Director: John Woo
Cast: John Travolta, Nicolas Cage, Joan Allen, Gina Gershon
Have I Seen It Before: Never. I always suspected that there was a reason for that.
Did I Like It: The virtues of the film are encapsulated in its poster. Take two movie stars—and both Travolta and Cage were at the top of their star-power post Pulp Fiction (1994) and The Rock (1996)* and allow them to play both the virtuous (possibly to the point of insanity) hero and the scene-chewing villains. If only the Batman series could have offered Michael Keaton that same deal, he might never have hung up the cowl.

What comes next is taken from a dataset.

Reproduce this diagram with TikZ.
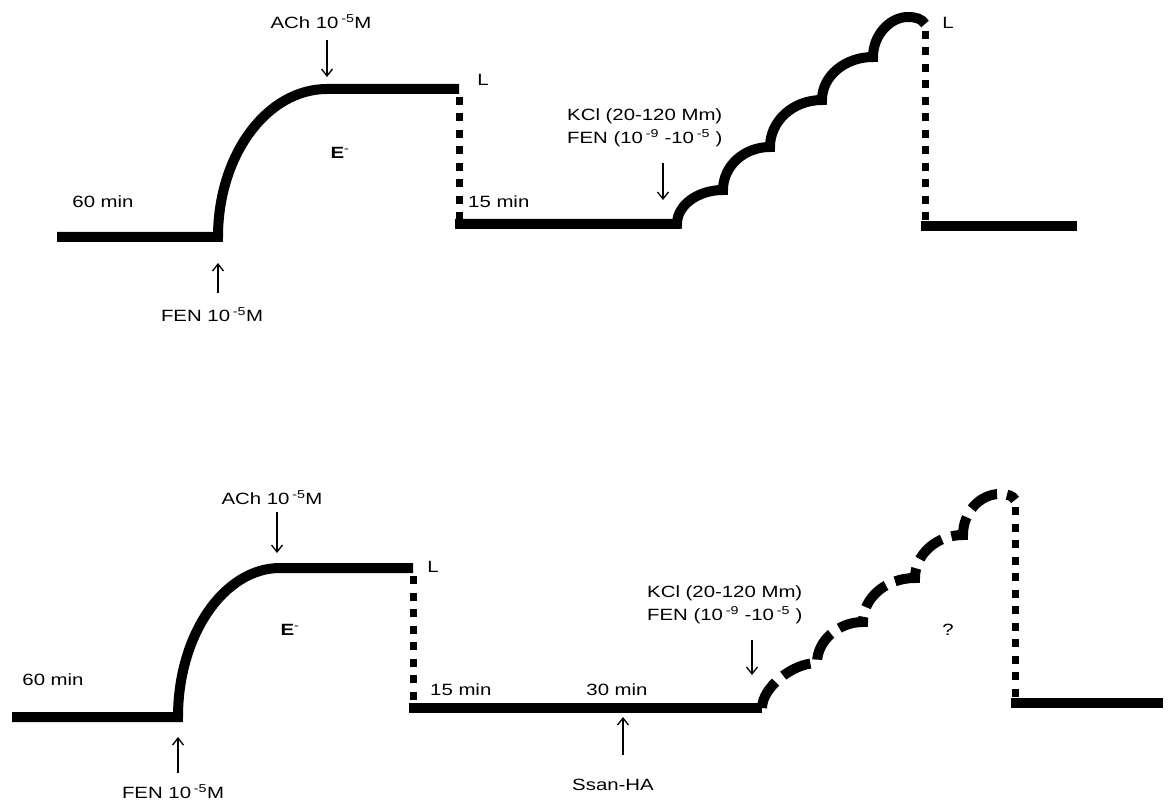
\documentclass[tikz,border=0pt]{standalone}
\usepackage{fontspec}
\setmainfont[FakeStretch=1.25]{Liberation Sans}
\usepackage{tikz}
\usetikzlibrary{arrows.meta}

\begin{document}
\begin{tikzpicture}[x=1pt,y=-1pt,
  trace/.style={line width=10pt},
  pause/.style={line width=7pt,dash pattern=on 8pt off 8.5pt},
  lbl/.style={font=\fontsize{16.3}{23}\selectfont,inner sep=0pt},
  pointer/.style={-{Straight Barb[length=7pt,width=11pt]},line width=1.3pt}]
\useasboundingbox (0,0) rectangle (1168,802);

% upper record: control
\draw[trace] (57,237) -- (218,237) .. controls (218,155) and (267,89) .. (327,89) -- (459,89);
\draw[pause] (459,97) -- (459,222);
\draw[trace] (455,224) -- (677,224)
  .. controls (677,205) and (698,190) .. (723,190)
  .. controls (723,166) and (744,147) .. (770,147)
  .. controls (770,121) and (793,100) .. (822,100)
  .. controls (822,76) and (845,57) .. (873,57)
  .. controls (873,35) and (890,17) .. (908,17)
  .. controls (916,17) and (922,19) .. (925,24);
\draw[pause] (925,31) -- (925,220);
\draw[trace] (921,226) -- (1077,226);

\node[lbl] (ach1) at (321,22) {ACh 10\,\textsuperscript{-5}M};
\node[lbl] (fen1) at (212,315) {FEN 10\,\textsuperscript{-5}M};
\node[lbl] (e1) at (340,153) {\textbf{E}\textsuperscript{-}};
\node[lbl] (l1) at (483,80) {L};
\node[lbl] (t60a) at (103,202) {60 min};
\node[lbl,anchor=west] (t15a) at (468,202) {15 min};
\node[lbl,anchor=west,align=left] (kcl1) at (567,128) {KCl (20-120 Mm)\\FEN (10\,\textsuperscript{-9} -10\,\textsuperscript{-5} )};
\node[lbl] (l2) at (948,23) {L};

\coordinate (ach1s) at (327,40);  \coordinate (ach1e) at (327,77);
\coordinate (fen1s) at (218,293); \coordinate (fen1e) at (218,263);
\coordinate (kcl1s) at (663,163); \coordinate (kcl1e) at (663,200);
\draw[pointer] (ach1s) -- (ach1e);
\draw[pointer] (fen1s) -- (fen1e);
\draw[pointer] (kcl1s) -- (kcl1e);

% lower record: with Ssan-HA
\draw[trace] (12,717) -- (178,717) .. controls (178,635) and (224,568) .. (280,568) -- (413,568);
\draw[pause] (413,576) -- (413,703);
\draw[trace] (409,708) -- (762,708);
\draw[trace,dash pattern=on 30pt off 10pt] (762,708)
  .. controls (762,688) and (792,663) .. (817,663)
  .. controls (817,641) and (838,622) .. (863,622)
  .. controls (863,598) and (886,578) .. (915,578)
  .. controls (915,554) and (937,535) .. (963,535)
  .. controls (963,512) and (980,494) .. (1000,494)
  .. controls (1008,494) and (1013,496) .. (1015,500);
\draw[pause] (1015,507) -- (1015,698);
\draw[trace] (1011,703) -- (1163,703);

\node[lbl] (ach2) at (272,498) {ACh 10\,\textsuperscript{-5}M};
\node[lbl] (fen2) at (173,792) {FEN 10\,\textsuperscript{-5}M};
\node[lbl] (e2) at (290,630) {\textbf{E}\textsuperscript{-}};
\node[lbl] (l3) at (433,567) {L};
\node[lbl] (t60b) at (53,680) {60 min};
\node[lbl,anchor=west] (t15b) at (430,690) {15 min};
\node[lbl] (t30) at (617,690) {30 min};
\node[lbl] (ssan) at (613,785) {Ssan-HA};
\node[lbl,anchor=west,align=left] (kcl2) at (647,605) {KCl (20-120 Mm)\\FEN (10\,\textsuperscript{-9} -10\,\textsuperscript{-5} )};
\node[lbl] (q) at (948,630) {?};

\coordinate (ach2s) at (277,512);  \coordinate (ach2e) at (277,553);
\coordinate (fen2s) at (178,773);  \coordinate (fen2e) at (178,737);
\coordinate (ssans) at (623,755);  \coordinate (ssane) at (623,717);
\coordinate (kcl2s) at (752,640);  \coordinate (kcl2e) at (752,675);
\draw[pointer] (ach2s) -- (ach2e);
\draw[pointer] (fen2s) -- (fen2e);
\draw[pointer] (ssans) -- (ssane);
\draw[pointer] (kcl2s) -- (kcl2e);
\end{tikzpicture}
\end{document}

And then there’s two and a half hour beyond that pitch where you’ve got to fill. Perhaps the delineation between Sean Archer and Castor Troy isn’t all that well defined, ultimately. Both of the main characters seem to randomly find a moment or two in the course of day to have a complete emotional meltdown, and never quite for the reasons you might suspect. Or any reasons. At all.
This might be forgiven, if not completely ignored, if it weren’t for the fact that the action movie surrounding this conceit is a little pulse-less. It’s not even remotely as innovative as Woo’s efforts before being swallowed whole by Hollywood**. It’s not even the kind of guilty pleasure one might get from watching Michael Bay’s bloated music videos of the era. There are plenty of films that came to exist merely because it was a good business deal/ego-trip for the parties involved, but few that feel so obviously mired in that initial decision and no others.
*I am by no means equating these two films as a matter of quality, just in their collective ability to allow Cage and Travolta to make whatever film they wanted.
**We all—Woo included—could have enjoyed a lot less confusion over the next several years if he could have gone back to Hong Kong before Mission: Impossible II (2000).